Item Details

The monolingual framing of international education in Australia

Issue: Vol 2 No. 3 (2008) Monolingualism

Journal: Sociolinguistic Studies

Subject Areas: Gender Studies Linguistics

DOI: 10.1558/sols.v2i3.367

Abstract:

The concept of international education in Australia is moving from a discourse of attracting students from other countries to one of concern with internationalising curriculum and pedagogy. This internationalisation is motivated by a reconsideration of the appropriateness of curricula to prepare students for the globalised world of work. If one examines universities’ approaches to internationalisation, however, if becomes clear that the dominant ideology of internationalisation is framed from a English-speaking perspective in which English-language monolingualism is constructed as both the basis for and the content of teaching and learning.

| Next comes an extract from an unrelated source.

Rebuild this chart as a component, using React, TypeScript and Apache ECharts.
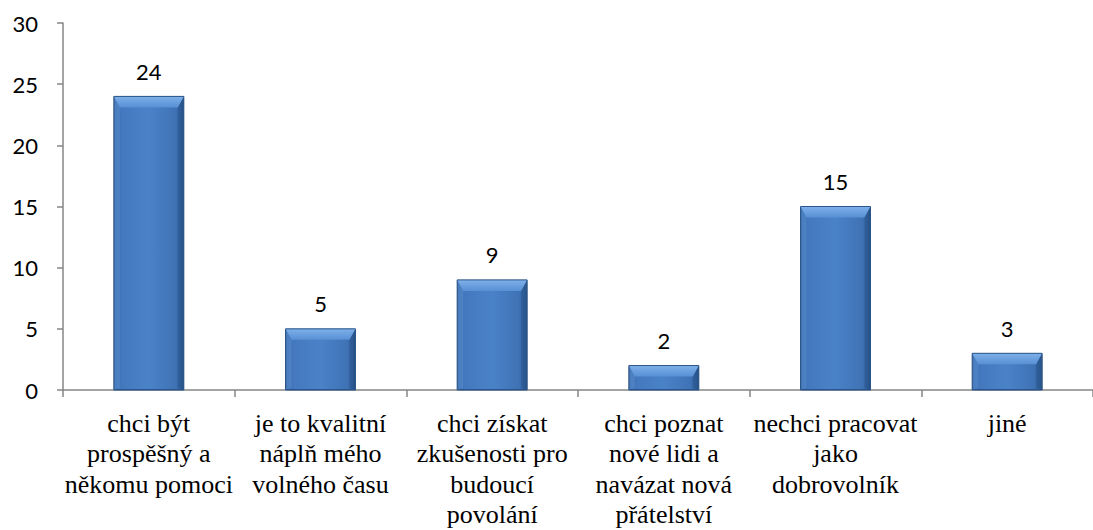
import React, { useEffect, useRef } from "react";
import * as echarts from "echarts";

const categories = [
  "chci být\nprospěšný a\nněkomu pomoci",
  "je to kvalitní\nnáplň mého\nvolného času",
  "chci získat\nzkušenosti pro\nbudoucí\npovolání",
  "chci poznat\nnové lidi a\nnavázat nová\npřátelství",
  "nechci pracovat\njako\ndobrovolník",
  "jiné",
];
const values = [24, 5, 9, 2, 15, 3];
const yTicks = { min: 0, max: 30, interval: 5 };

const BAR_W = 70;
const SERIF = "Liberation Serif, Times New Roman, serif";
const SANS = "Lato, Carlito, sans-serif";

export default function App() {
  const ref = useRef<HTMLDivElement>(null);
  useEffect(() => {
    if (!ref.current) return;
    const chart = echarts.init(ref.current, undefined, { renderer: "svg" });
    const axisColor = "#868686";
    chart.setOption({
      animation: false,
      textStyle: { fontFamily: SANS },
      grid: { left: 63, right: -7, top: 23, bottom: 136, containLabel: false },
      xAxis: {
        type: "category",
        data: categories,
        boundaryGap: true,
        axisLine: { show: true, lineStyle: { color: axisColor, width: 1.5 } },
        axisTick: { show: true, length: 7, lineStyle: { color: axisColor, width: 1.5 } },
        axisLabel: {
          interval: 0,
          margin: 18,
          color: "#000",
          fontFamily: SERIF,
          fontSize: 26,
          lineHeight: 30.5,
          align: "center",
          rich: {},
        },
      },
      yAxis: {
        type: "value",
        min: yTicks.min,
        max: yTicks.max,
        interval: yTicks.interval,
        splitLine: { show: false },
        axisLine: { show: true, lineStyle: { color: axisColor, width: 1.5 } },
        axisTick: { show: true, length: 6, lineStyle: { color: axisColor, width: 1.5 } },
        axisLabel: {
          margin: 25,
          color: "#000",
          fontFamily: SANS,
          fontSize: 22,
        },
      },
      series: [
        {
          type: "bar",
          data: values,
          barWidth: BAR_W,
          itemStyle: {
            color: new echarts.graphic.LinearGradient(0, 0, 1, 0, [
              { offset: 0, color: "#3a6fb2" },
              { offset: 0.12, color: "#4479bf" },
              { offset: 0.5, color: "#4a82c8" },
              { offset: 0.88, color: "#3f73b6" },
              { offset: 1, color: "#2f5f9a" },
            ]),
            borderColor: "#2b5689",
            borderWidth: 1,
          },
          label: {
            show: true,
            position: "top",
            distance: 14,
            color: "#000",
            fontFamily: SANS,
            fontSize: 22,
          },
          z: 2,
        },
        {
          type: "custom",
          data: values.map((v, i) => [i, v]),
          z: 3,
          silent: true,
          renderItem: (params: any, api: any) => {
            const idx = api.value(0);
            const v = api.value(1);
            const top = api.coord([idx, v]);
            const bottom = api.coord([idx, 0]);
            const x0 = top[0] - BAR_W / 2;
            const x1 = top[0] + BAR_W / 2;
            const y0 = top[1];
            const y1 = bottom[1];
            const b = Math.min(11, (y1 - y0) / 2);
            const s = 6;
            return {
              type: "group",
              children: [
                {
                  type: "polygon",
                  shape: { points: [[x0, y0], [x1, y0], [x1 - s, y0 + b], [x0 + s, y0 + b]] },
                  style: {
                    fill: new echarts.graphic.LinearGradient(0, 0, 0, 1, [
                      { offset: 0, color: "#7fb0ea" },
                      { offset: 1, color: "#5790d4" },
                    ]),
                  },
                },
                {
                  type: "polygon",
                  shape: { points: [[x0, y0], [x0 + s, y0 + b], [x0 + s, y1 - 2], [x0, y1]] },
                  style: { fill: "rgba(110,160,220,0.3)" },
                },
                {
                  type: "polygon",
                  shape: { points: [[x1, y0], [x1 - s, y0 + b], [x1 - s, y1 - 2], [x1, y1]] },
                  style: { fill: "rgba(20,50,90,0.22)" },
                },
                {
                  type: "rect",
                  shape: { x: x0, y: y0, width: BAR_W, height: y1 - y0 },
                  style: { fill: "none", stroke: "#2b5689", lineWidth: 1 },
                },
              ],
            };
          },
        },
      ],
    });
    return () => chart.dispose();
  }, []);
  return (
    <div
      ref={ref}
      style={{ position: "fixed", left: 0, top: 0, width: 1093, height: 530, background: "#fff" }}
    />
  );
}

The monolingual mindset is characterised by:
 An emphasis on knowledge created in and communicated through English
 Little attention to the linguistic and cultural context in which knowledge will be used
 Neglect of the “non-English” competences and capacities of learners
 Construction of learners’ English second language as a deficit and of English language learning as remediation
 The “invisibility” of the linguistic and cultural context of English
 Little consideration of developing the linguistic resources needed by students to participate in a globalised workplace.
 Perceptions that education offered by Australian institutions in the first language of students is suspect (easy options, low standards of teaching, etc.)
 Little consideration of knowledge and discipline practices as culturally and linguistically contexted.
These characteristics demonstrate that internationalisation is discursively constructed as an English language phenomenon and the valued dimensions of international education are located within the value structures of English which determines the flow of knowledge, learning purposes and practices, academic values and the attribution of value to knowledge as a commodity.